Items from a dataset
━━━━━━━━

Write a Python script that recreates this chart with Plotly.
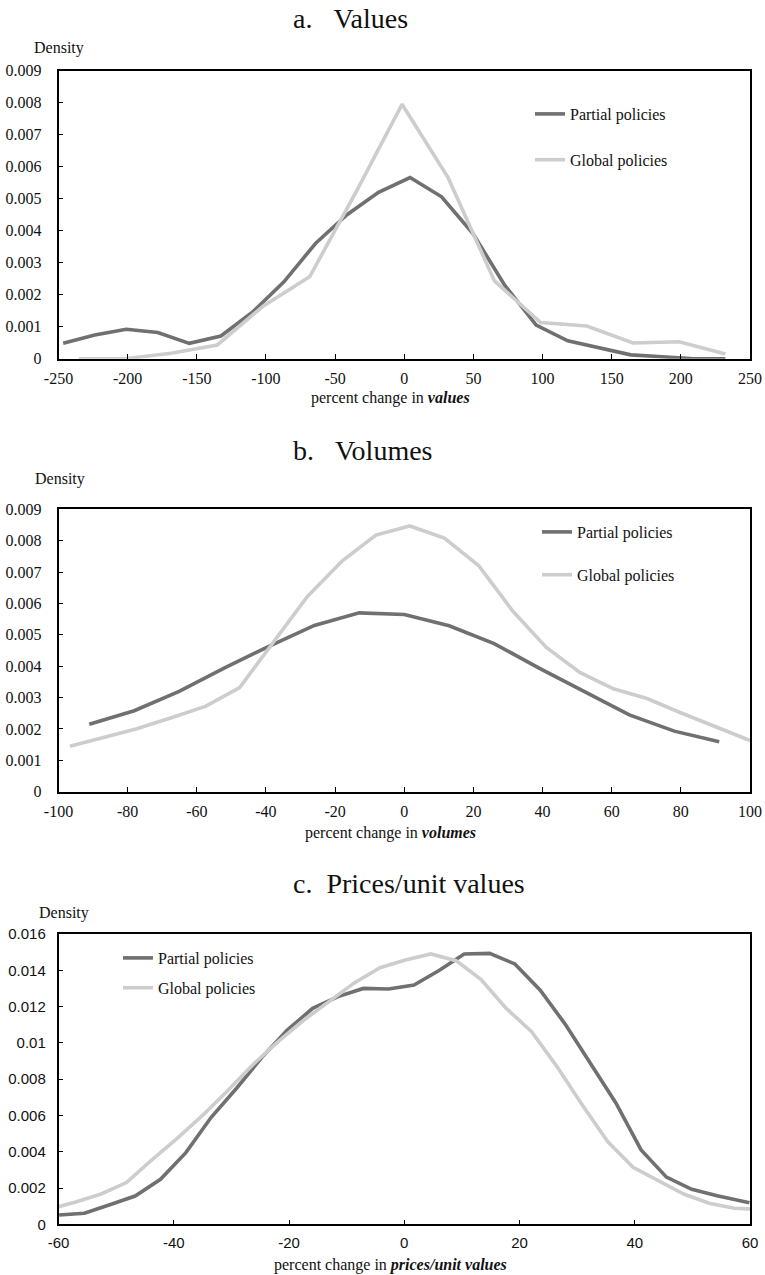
import plotly.graph_objects as go

# ---------------- data ----------------
a_partial_x = [-246.6, -223.8, -201.0, -178.2, -155.4, -132.6, -109.8, -87.0, -64.2, -41.4, -18.6,
               4.2, 27.0, 49.8, 72.6, 95.4, 118.2, 141.0, 163.8, 186.6, 209.4, 232.2]
a_partial_y = [0.00048, 0.00074, 0.00092, 0.00082, 0.00048, 0.00071, 0.00145, 0.0024, 0.0036, 0.0045, 0.0052,
               0.00566, 0.00506, 0.0039, 0.0023, 0.00105, 0.00056, 0.00033, 0.00012, 0.00006, 0.0, 0.0]
a_global_x = [-235.4, -202.0, -168.6, -135.2, -101.8, -68.4, -35.0, -1.6, 31.8, 65.2, 98.6, 132.0,
              165.4, 198.8, 232.2]
a_global_y = [0.0, 0.0, 0.00017, 0.00043, 0.00165, 0.00256, 0.0052, 0.00795, 0.00565, 0.00243, 0.00113,
              0.00102, 0.00049, 0.00053, 0.00015]

b_partial_x = [-91.1, -78.1, -65.1, -52.1, -39.0, -26.0, -13.0, 0.0, 13.0, 26.0, 39.0, 52.1, 65.1, 78.1, 91.1]
b_partial_y = [0.00215, 0.00258, 0.0032, 0.00394, 0.00464, 0.0053, 0.0057, 0.00565, 0.00529, 0.00472,
               0.00394, 0.0032, 0.00245, 0.00193, 0.00159]
b_global_x = [-96.7, -87.2, -77.6, -67.6, -57.5, -47.6, -37.8, -28.0, -17.9, -8.2, 1.6, 11.6, 21.5, 31.5,
              41.1, 50.8, 60.5, 70.2, 80.3, 90.0, 100.0]
b_global_y = [0.00145, 0.00171, 0.0020, 0.00235, 0.00272, 0.00332, 0.00475, 0.00622, 0.00736, 0.00818,
              0.00847, 0.00808, 0.00721, 0.00574, 0.0046, 0.0038, 0.00328, 0.00297, 0.0025, 0.00208, 0.00163]

c_partial_x = [-59.9, -55.5, -51.1, -46.7, -42.3, -37.9, -33.5, -29.1, -24.7, -20.3, -15.9, -11.5, -7.1,
               -2.7, 1.7, 6.1, 10.4, 14.8, 19.2, 23.6, 28.0, 32.3, 36.7, 41.1, 45.5, 49.9, 54.3, 59.9]
c_partial_y = [0.00051, 0.00061, 0.00108, 0.00156, 0.00248, 0.00395, 0.0059, 0.0075, 0.0092, 0.0107, 0.0119,
               0.01255, 0.013, 0.01297, 0.01319, 0.0140, 0.0149, 0.01493, 0.01435, 0.0129, 0.011, 0.0089,
               0.0067, 0.0041, 0.0026, 0.00193, 0.00157, 0.00119]
c_global_x = [-60.0, -57.0, -52.6, -48.2, -43.8, -39.4, -35.0, -30.6, -26.2, -21.8, -17.4, -13.0, -8.6,
              -4.2, 0.2, 4.6, 9.0, 13.3, 17.7, 22.1, 26.5, 30.9, 35.3, 39.7, 44.1, 48.5, 52.9, 57.3, 60.0]
c_global_y = [0.00097, 0.00123, 0.00167, 0.0023, 0.00355, 0.00474, 0.006, 0.00737, 0.00882, 0.0101,
              0.01126, 0.01227, 0.01332, 0.01414, 0.01457, 0.0149, 0.01453, 0.0135, 0.0119, 0.01062,
              0.00869, 0.00658, 0.00456, 0.00314, 0.00239, 0.00167, 0.00116, 0.00088, 0.00085]

series_names = ["Partial policies", "Global policies"]
panel_titles = ["a.\u00a0\u00a0\u00a0Values", "b.\u00a0\u00a0\u00a0Volumes", "c.\u00a0\u00a0Prices/unit values"]
x_titles = ["percent change in <b><i>values</i></b>",
            "percent change in <b><i>volumes</i></b>",
            "percent change in <b><i>prices/unit values</i></b>"]

a_xticks = [-250, -200, -150, -100, -50, 0, 50, 100, 150, 200, 250]
b_xticks = [-100, -80, -60, -40, -20, 0, 20, 40, 60, 80, 100]
c_xticks = [-60, -40, -20, 0, 20, 40, 60]
ab_yticks = [0, 0.001, 0.002, 0.003, 0.004, 0.005, 0.006, 0.007, 0.008, 0.009]
ab_ytext = ["0", "0.001", "0.002", "0.003", "0.004", "0.005", "0.006", "0.007", "0.008", "0.009"]
c_yticks = [0, 0.002, 0.004, 0.006, 0.008, 0.01, 0.012, 0.014, 0.016]
c_ytext = ["0", "0.002", "0.004", "0.006", "0.008", "0.01", "0.012", "0.014", "0.016"]

# ---------------- styling / layout ----------------
W, H = 765, 1275
OFF = 0  # body margin is removed by the post script below
SERIF = "Liberation Serif, Times New Roman, serif"
SANS = "Liberation Sans, Arial, sans-serif"
C_PART = "#707070"
C_GLOB = "#cdcdcd"
LW = 3.6


def px_x(p):
    return (p - OFF) / W


def px_y(p):
    return 1 - (p - OFF) / H


x_left, x_right = 58.5, 750.0
panels = [  # top px, bottom px (page coordinates)
    (70.7, 358.7),
    (509.3, 791.7),
    (934.0, 1224.3),
]

fig = go.Figure()

data = [
    (a_partial_x, a_partial_y, a_global_x, a_global_y),
    (b_partial_x, b_partial_y, b_global_x, b_global_y),
    (c_partial_x, c_partial_y, c_global_x, c_global_y),
]
legend_ids = ["legend", "legend2", "legend3"]
for i, (px_, py_, gx_, gy_) in enumerate(data):
    sfx = "" if i == 0 else str(i + 1)
    fig.add_trace(go.Scatter(x=px_, y=py_, mode="lines", name=series_names[0],
                             line=dict(color=C_PART, width=LW), xaxis="x" + sfx, yaxis="y" + sfx,
                             legend=legend_ids[i], legendgroup="p%d" % i))
    fig.add_trace(go.Scatter(x=gx_, y=gy_, mode="lines", name=series_names[1],
                             line=dict(color=C_GLOB, width=LW), xaxis="x" + sfx, yaxis="y" + sfx,
                             legend=legend_ids[i], legendgroup="g%d" % i))

xranges = [[-250, 250], [-100, 100], [-60, 60]]
xtickss = [a_xticks, b_xticks, c_xticks]
yranges = [[0, 0.009], [0, 0.009], [0, 0.016]]
ytickss = [(ab_yticks, ab_ytext), (ab_yticks, ab_ytext), (c_yticks, c_ytext)]
tickfonts = [dict(family=SERIF, size=16, color="#111"),
             dict(family=SERIF, size=16, color="#111"),
             dict(family=SANS, size=15, color="#111")]
ystandoff = [12, 12, 8]

layout = dict(
    width=W, height=H,
    margin=dict(l=0, r=0, t=0, b=0, autoexpand=False),
    paper_bgcolor="white", plot_bgcolor="white",
    font=dict(family=SERIF, size=16, color="#111"),
)

for i in range(3):
    sfx = "" if i == 0 else str(i + 1)
    top, bot = panels[i]
    layout["xaxis" + sfx] = dict(
        domain=[px_x(x_left), px_x(x_right)], range=xranges[i], anchor="y" + sfx,
        tickmode="array", tickvals=xtickss[i], ticktext=[str(v) for v in xtickss[i]],
        ticks="inside", ticklen=5, tickwidth=1.2, tickcolor="black",
        showline=True, linecolor="black", linewidth=1.5, mirror=True,
        showgrid=False, zeroline=False, tickfont=tickfonts[i], ticklabelstandoff=4,
        automargin=False, fixedrange=True,
    )
    layout["yaxis" + sfx] = dict(
        domain=[px_y(bot), px_y(top)], range=yranges[i], anchor="x" + sfx,
        tickmode="array", tickvals=ytickss[i][0], ticktext=ytickss[i][1],
        ticks="inside", ticklen=5, tickwidth=1.2, tickcolor="black",
        showline=True, linecolor="black", linewidth=1.5, mirror=True,
        showgrid=False, zeroline=False, tickfont=tickfonts[i], ticklabelstandoff=ystandoff[i],
        automargin=False, fixedrange=True,
    )

# legends (page px: left, top, group gap)
leg_pos = [(530, 97, 22), (537, 515, 19), (118, 941, 6)]
for i, (lx, ly, gap) in enumerate(leg_pos):
    layout[legend_ids[i]] = dict(
        x=px_x(lx), y=px_y(ly), xanchor="left", yanchor="top",
        bgcolor="rgba(0,0,0,0)", borderwidth=0,
        font=dict(family=SERIF, size=16, color="#111"),
        tracegroupgap=gap, traceorder="grouped",
    )

annotations = []
title_y = [18.3, 450.0, 883.0]
density_pos = [(32, 48), (33, 479), (37, 913)]
xtitle_y = [398.0, 832.7, 1265.0]
for i in range(3):
    annotations.append(dict(text=panel_titles[i], x=px_x(291), y=px_y(title_y[i]), xref="paper", yref="paper",
                            xanchor="left", yanchor="middle", showarrow=False,
                            font=dict(family=SERIF, size=28, color="#111")))
    annotations.append(dict(text="Density", x=px_x(density_pos[i][0]), y=px_y(density_pos[i][1]),
                            xref="paper", yref="paper", xanchor="left", yanchor="middle", showarrow=False,
                            font=dict(family=SERIF, size=16, color="#111")))
    annotations.append(dict(text=x_titles[i], x=px_x(390), y=px_y(xtitle_y[i]), xref="paper", yref="paper",
                            xanchor="center", yanchor="middle", showarrow=False,
                            font=dict(family=SERIF, size=16, color="#111")))
layout["annotations"] = annotations

fig.update_layout(**layout)
fig.write_html("out.html", config={"displayModeBar": False},
               post_script="document.body.style.margin='0px';document.body.style.overflow='hidden';")
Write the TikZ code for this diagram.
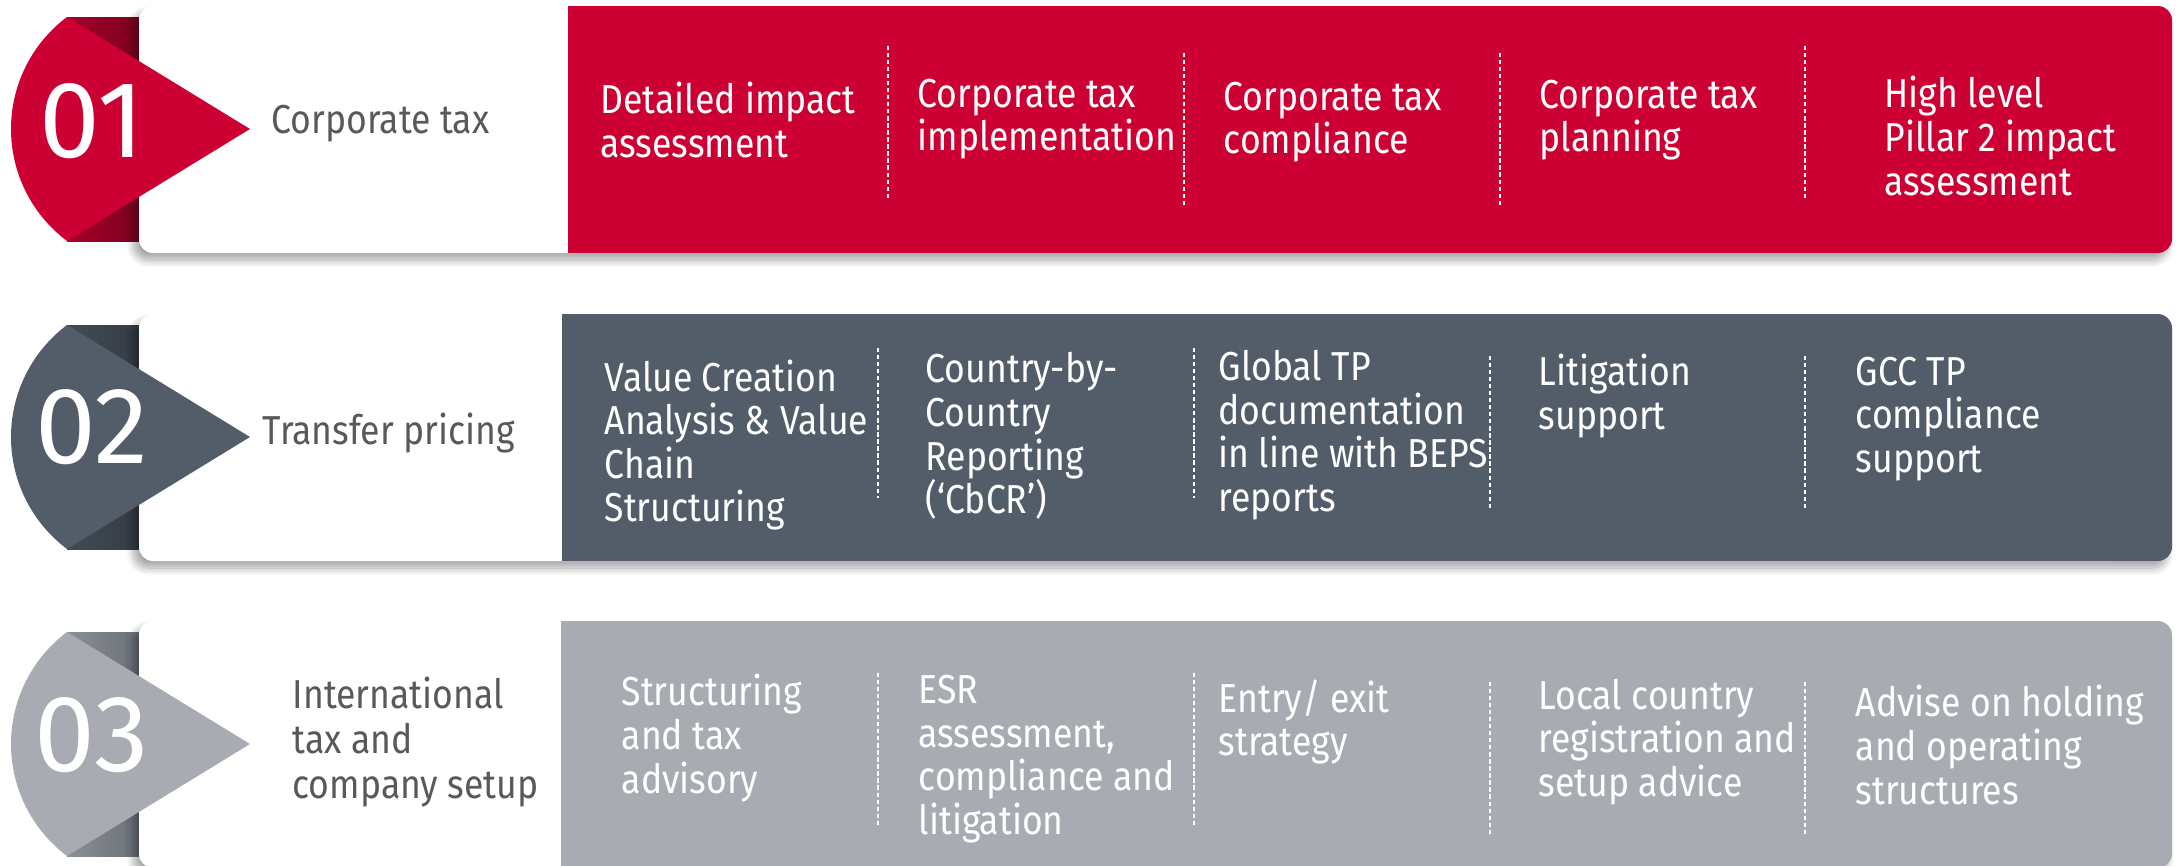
\documentclass[tikz,border=0pt]{standalone}
\usepackage{fontspec}
\setmainfont{Fira Sans}[FakeStretch=0.88]
\newfontfamily\numfont{Fira Sans}
\usepackage{tikz}
\usetikzlibrary{positioning,calc,shadows.blur}

\definecolor{taxred}{HTML}{CC0033}
\definecolor{taxredA}{HTML}{A6002A}
\definecolor{taxredB}{HTML}{7C001E}
\definecolor{tpslate}{HTML}{525D69}
\definecolor{tpslateA}{HTML}{434C56}
\definecolor{tpslateB}{HTML}{343B43}
\definecolor{intgrey}{HTML}{A8ACB2}
\definecolor{intgreyA}{HTML}{8B9097}
\definecolor{intgreyB}{HTML}{6B7078}
\definecolor{headgrey}{HTML}{58595B}

\tikzset{
  servicetext/.style={anchor=west, align=left, text=white, inner sep=0pt,
    font=\fontsize{11.5}{12.4}\selectfont},
  headtext/.style={anchor=west, align=left, text=headgrey, inner sep=0pt,
    font=\fontsize{11.5}{12.8}\selectfont},
  numtext/.style={text=white, inner sep=0pt, font=\numfont\fontsize{31}{31}\selectfont},
  dashsep/.style={white, line width=0.4pt, dash pattern=on 1.2pt off 0.8pt}
}

\begin{document}
\begin{tikzpicture}
    \useasboundingbox (0,0) rectangle (21.82,8.65);

    % Row panels
    \foreach \dy/\cx/\main/\ribA/\ribB in {0/5.68/taxred/taxredA/taxredB,
        -3.08/5.62/tpslate/tpslateA/tpslateB, -6.15/5.61/intgrey/intgreyA/intgreyB}{
      \begin{scope}[yshift=\dy cm]
        \shade[left color=\ribA, right color=\ribB] (0.67,6.24) rectangle (1.39,8.48);
        \fill[white, rounded corners=4pt, blur shadow={shadow xshift=-1.5pt,
            shadow yshift=-2pt, shadow blur steps=10, shadow opacity=35}]
            (1.39,6.12) rectangle (21.72,8.59);
        \fill[\main] (\cx,6.12) rectangle (21.4,8.59);
        \fill[\main, rounded corners=4pt] (21.0,6.12) rectangle (21.72,8.59);
        \fill[\main] (0.67,8.48) arc[start angle=126.87, end angle=233.13, radius=1.4]
            -- (2.5,7.36) -- cycle;
      \end{scope}
    }

    % Numbers and headings
    \node[numtext] (n1) at (0.92,7.44) {01};
    \node[numtext] (n2) at (0.92,4.38) {02};
    \node[numtext] (n3) at (0.92,1.30) {03};
    \node[headtext] (h1) at (2.71,7.41) {Corporate tax};
    \node[headtext] (h2) at (2.62,4.32) {Transfer pricing};
    \node[headtext] (h3) at (2.92,1.23) {International\\tax and\\company setup};

    % Corporate tax services
    \node[servicetext] (s11) at (6.00,7.45) {Detailed impact\\assessment};
    \node[servicetext] (s12) at (9.17,7.46) {Corporate tax\\implementation};
    \node[servicetext] (s13) at (12.23,7.43) {Corporate tax\\compliance};
    \node[servicetext] (s14) at (15.39,7.45) {Corporate tax\\planning};
    \node[servicetext] (s15) at (18.84,7.29) {High level\\Pillar 2 impact\\assessment};

    % Transfer pricing services
    \node[servicetext] (s21) at (6.04,4.20) {Value Creation\\Analysis \& Value\\Chain\\Structuring};
    \node[servicetext] (s22) at (9.25,4.29) {Country-by-\\Country\\Reporting\\(‘CbCR’)};
    \node[servicetext] (s23) at (12.18,4.30) {Global TP\\documentation\\in line with BEPS\\reports};
    \node[servicetext] (s24) at (15.38,4.69) {Litigation\\support};
    \node[servicetext] (s25) at (18.55,4.46) {GCC TP\\compliance\\support};

    % International tax services
    \node[servicetext] (s31) at (6.21,1.27) {Structuring\\and tax\\advisory};
    \node[servicetext] (s32) at (9.18,1.06) {ESR\\assessment,\\compliance and\\litigation};
    \node[servicetext] (s33) at (12.18,1.43) {Entry/ exit\\strategy};
    \node[servicetext] (s34) at (15.38,1.23) {Local country\\registration and\\setup advice};
    \node[servicetext] (s35) at (18.55,1.20) {Advise on holding\\and operating\\structures};

    % Dashed separators
    \foreach \x/\ya/\yb in {8.88/8.19/6.67, 11.84/8.12/6.59, 15.00/8.12/6.59, 18.05/8.19/6.67,
        8.78/5.17/3.67, 11.94/5.17/3.67, 14.90/5.09/3.56, 18.05/5.09/3.56,
        8.78/1.92/0.40, 11.94/1.92/0.40, 14.90/1.83/0.30, 18.05/1.83/0.30}
      \draw[dashsep] (\x,\ya) -- (\x,\yb);
\end{tikzpicture}
\end{document}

━━━━━━━━

» Goal: Go from the first line of the listing to the line holding "0.0025, 0.00208, 0.00163]" and, please, transcribe those lines exactly, both included, with no pictures.

» Exercise solution:
Write a Python script that recreates this chart with Plotly.
import plotly.graph_objects as go

# ---------------- data ----------------
a_partial_x = [-246.6, -223.8, -201.0, -178.2, -155.4, -132.6, -109.8, -87.0, -64.2, -41.4, -18.6,
               4.2, 27.0, 49.8, 72.6, 95.4, 118.2, 141.0, 163.8, 186.6, 209.4, 232.2]
a_partial_y = [0.00048, 0.00074, 0.00092, 0.00082, 0.00048, 0.00071, 0.00145, 0.0024, 0.0036, 0.0045, 0.0052,
               0.00566, 0.00506, 0.0039, 0.0023, 0.00105, 0.00056, 0.00033, 0.00012, 0.00006, 0.0, 0.0]
a_global_x = [-235.4, -202.0, -168.6, -135.2, -101.8, -68.4, -35.0, -1.6, 31.8, 65.2, 98.6, 132.0,
              165.4, 198.8, 232.2]
a_global_y = [0.0, 0.0, 0.00017, 0.00043, 0.00165, 0.00256, 0.0052, 0.00795, 0.00565, 0.00243, 0.00113,
              0.00102, 0.00049, 0.00053, 0.00015]

b_partial_x = [-91.1, -78.1, -65.1, -52.1, -39.0, -26.0, -13.0, 0.0, 13.0, 26.0, 39.0, 52.1, 65.1, 78.1, 91.1]
b_partial_y = [0.00215, 0.00258, 0.0032, 0.00394, 0.00464, 0.0053, 0.0057, 0.00565, 0.00529, 0.00472,
               0.00394, 0.0032, 0.00245, 0.00193, 0.00159]
b_global_x = [-96.7, -87.2, -77.6, -67.6, -57.5, -47.6, -37.8, -28.0, -17.9, -8.2, 1.6, 11.6, 21.5, 31.5,
              41.1, 50.8, 60.5, 70.2, 80.3, 90.0, 100.0]
b_global_y = [0.00145, 0.00171, 0.0020, 0.00235, 0.00272, 0.00332, 0.00475, 0.00622, 0.00736, 0.00818,
              0.00847, 0.00808, 0.00721, 0.00574, 0.0046, 0.0038, 0.00328, 0.00297, 0.0025, 0.00208, 0.00163]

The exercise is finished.